Alright, let me step out of the control room and take the headset off. Now I can elaborate on each check. The order uses the fail fast approach.

The first config check is a sanity check. Many services use static configuration files in JSON, YAML, or TOML. They’re usually parsed when starting the application. So they should be parsed using a tool like jq. This also includes the validity of any certificates.

The credentials check verifies credentials separate from external services. Examples include AWS keys, instance profiles, and one-off API keys or tokens. The check should call an "identity" operation. So, if AWS access is required,  then running the aws sts get-caller-identity command will validate access.

The DNS check uses the dig command. This verifies resolution of all external services hostnames. Imagine looping over all environment variables ending in _URL then calling dig with the hostname. This is the first external services prerequisite.

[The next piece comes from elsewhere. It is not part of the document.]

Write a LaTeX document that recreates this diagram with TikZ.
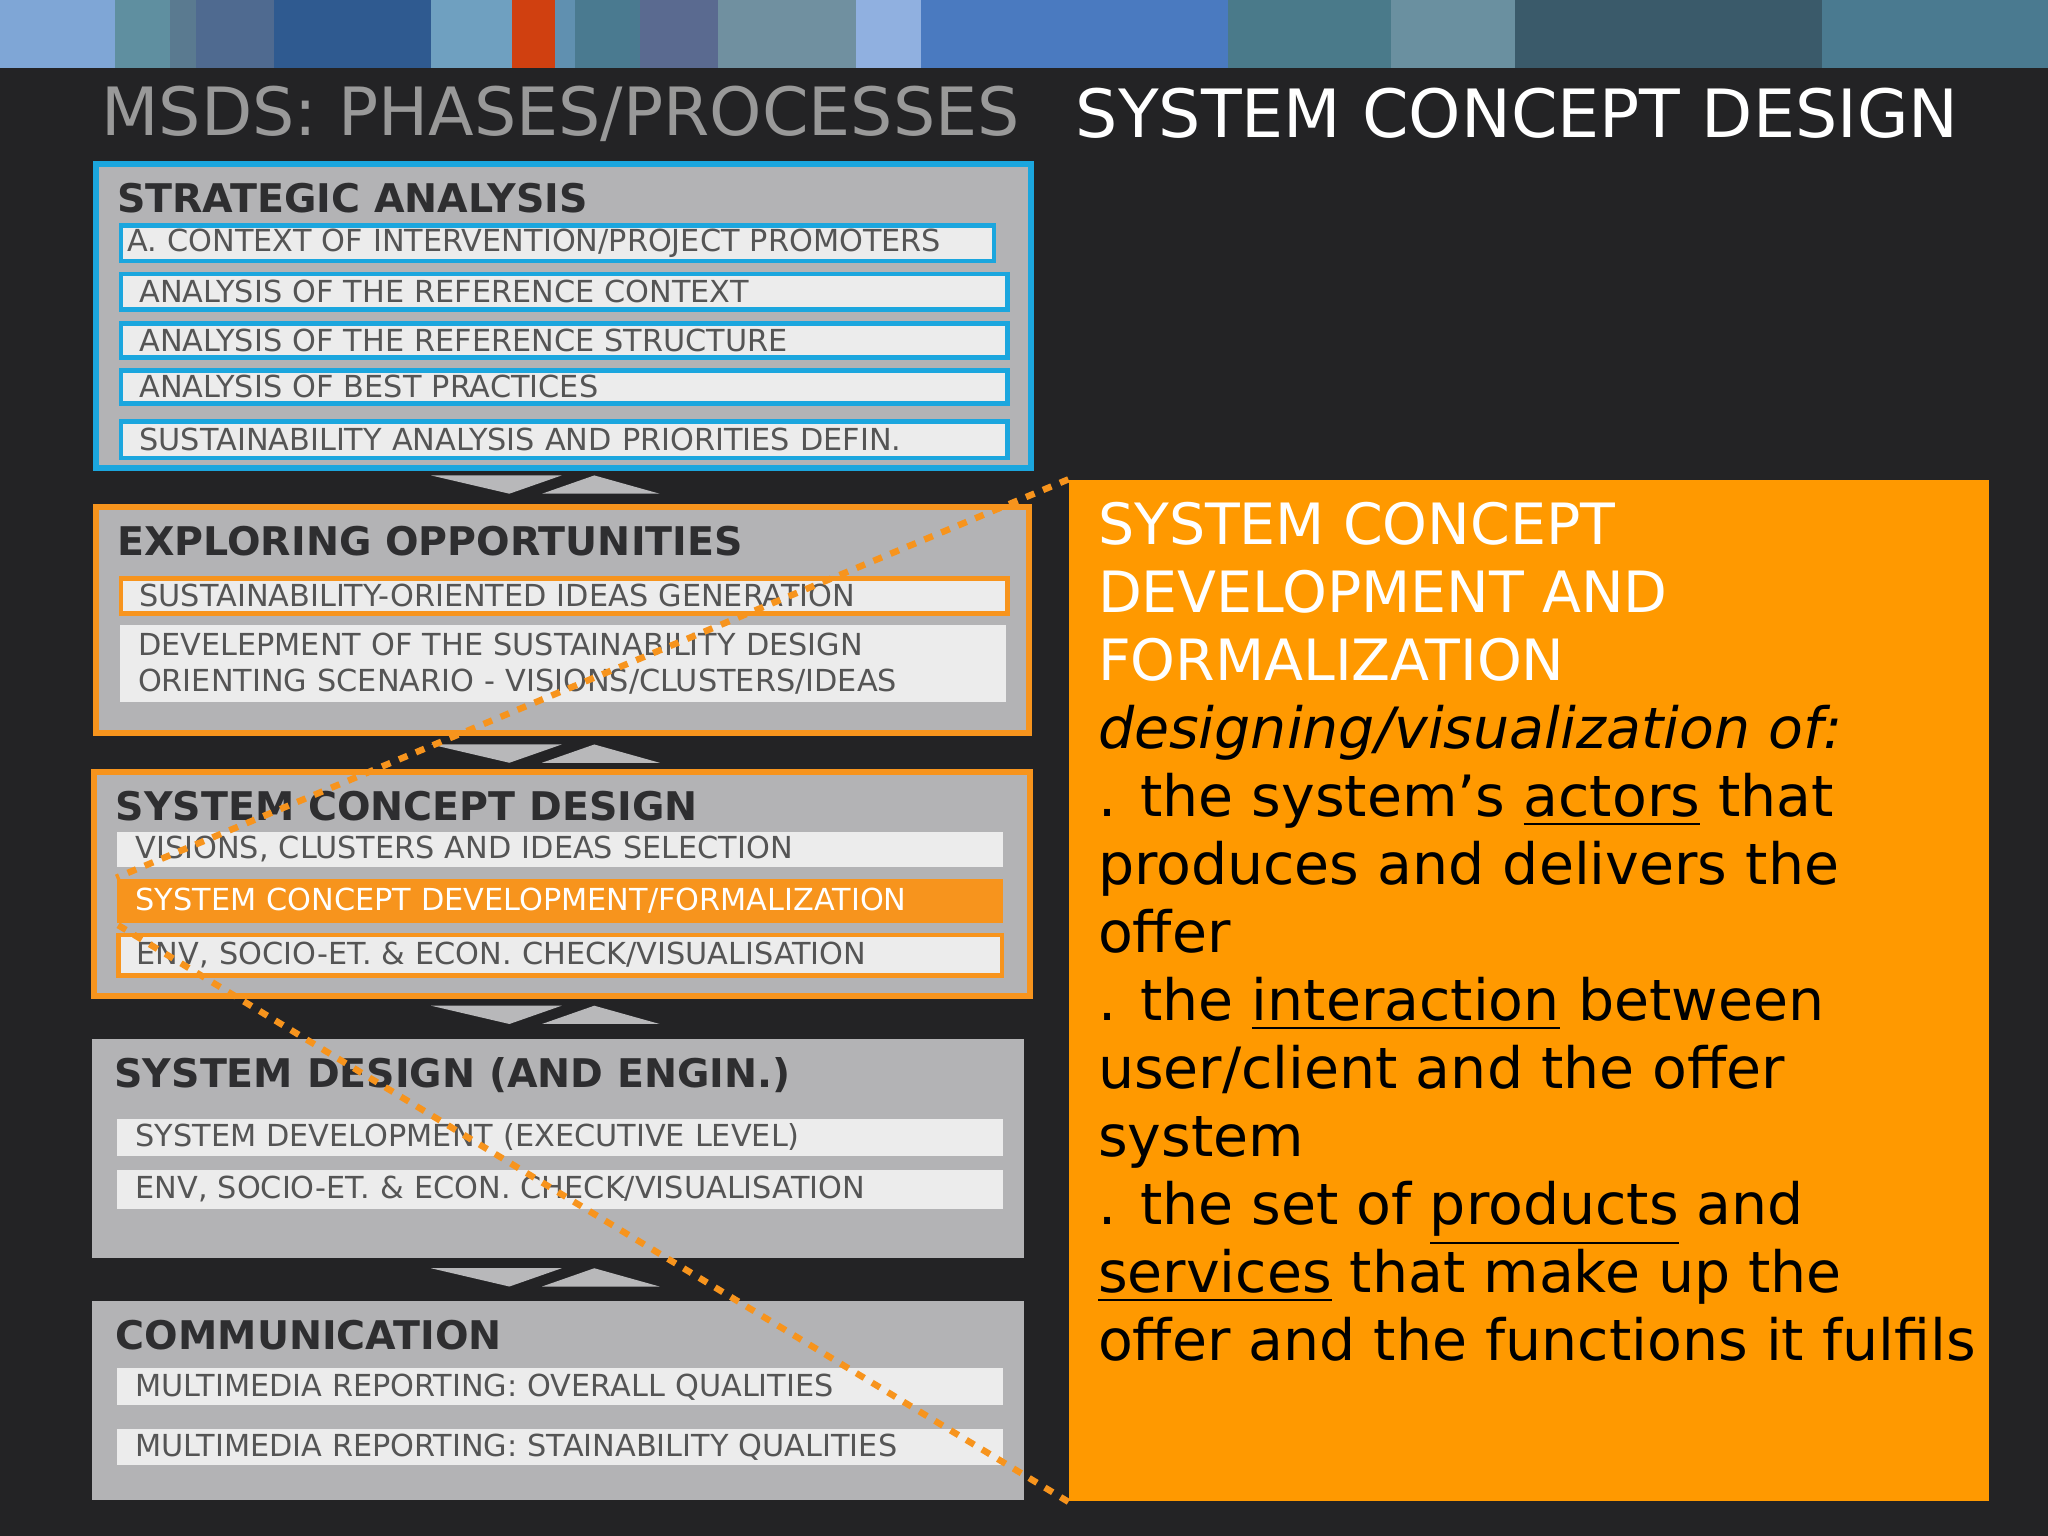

The next traffic check uses the netcat command. This verifies that configured hostnames accept traffic on the declared ports. Like the DNS check, imagine looping over the variables, parsing the hostname and port, then using the netcat command. If these two checks are go, then the services check follows.

The services check runs the end-to-end tests I described early. Just to reiterate, the goal is to verify the service can connect and use the external service as required for normal operations.

I described the final dry-run check in a previous episode on the config factor. Learn more at smallbatches.fm/6. This check executes as many code paths in the application as possible then stops just before accepting incoming traffic. This verifies the application can load the target configuration meaning nothing is missing, unparseable, or unexpected.

This checklist hits the 80/20 sweet spot. It eliminates many regressions and will certainly save you when you least expect it.